President Biden’s heartfelt comments on American political violence, while the United States continues to contribute many of the bombs which Israel has used to prosecute a near-genocidal war against Hamas, give rise to a painful sense of contradiction.

The split Mr. Biden makes between domestic and foreign policy when it comes to violence is either unconscious or politically expedient. But even political expedience reflects a larger unconsciousness that seems to be shared by many contemporary world leaders. They continue to refuse to see that national self-interest has been subsumed by global self-interest. Without exception, both the wars and the tensions that often preclude wars have become deeply irrelevant in the context of rising global temperatures, extreme weather events, and marine ecological breakdown.

Whether unconscious or expedient, the split is understandable. Leaders cannot lead too far beyond their constituents. We are well into a tremendous change in the fundamental conditions that make life possible, let alone bearable, on this planet. But apparently no politician in the U.S. and perhaps elsewhere can get elected and become an agent of positive change without trimming their sails to swerve away from some difficult, or as Al Gore put it all too long ago, inconvenient truths.

Our ambivalence, personal and collective, in the face of the global climate emergency is off the charts. It is surely a major cause of our general unease. The source of this ambivalence is a world culturally embedded in the values of consumerism, while we are engulfed by signs all around us that we need to change in order to survive.

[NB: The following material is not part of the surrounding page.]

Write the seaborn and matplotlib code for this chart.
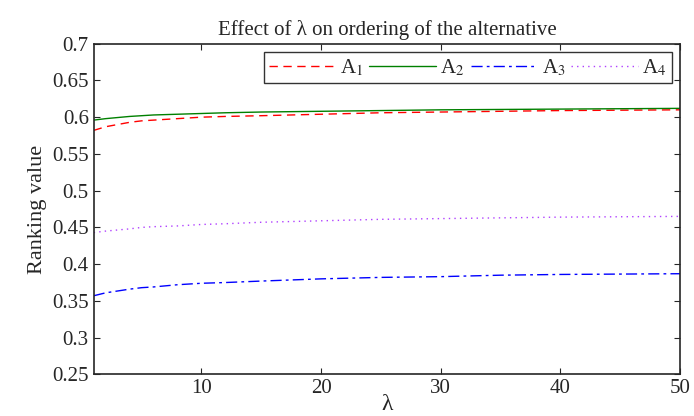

Those bombs being shipped to Israel, and of course the thousands of nuclear weapons deployed by the most powerful countries, are integral parts of a seamless system of expediency based in the value of competition among free markets, both between arms manufacturers and between nations for general market dominance. Is there an inevitable connection between capitalism and war as Marx asserted? If we demand it and vote for it we might see a far better outcome—the creative force of the free market weaned away from weapons and unleashed upon the global climate project.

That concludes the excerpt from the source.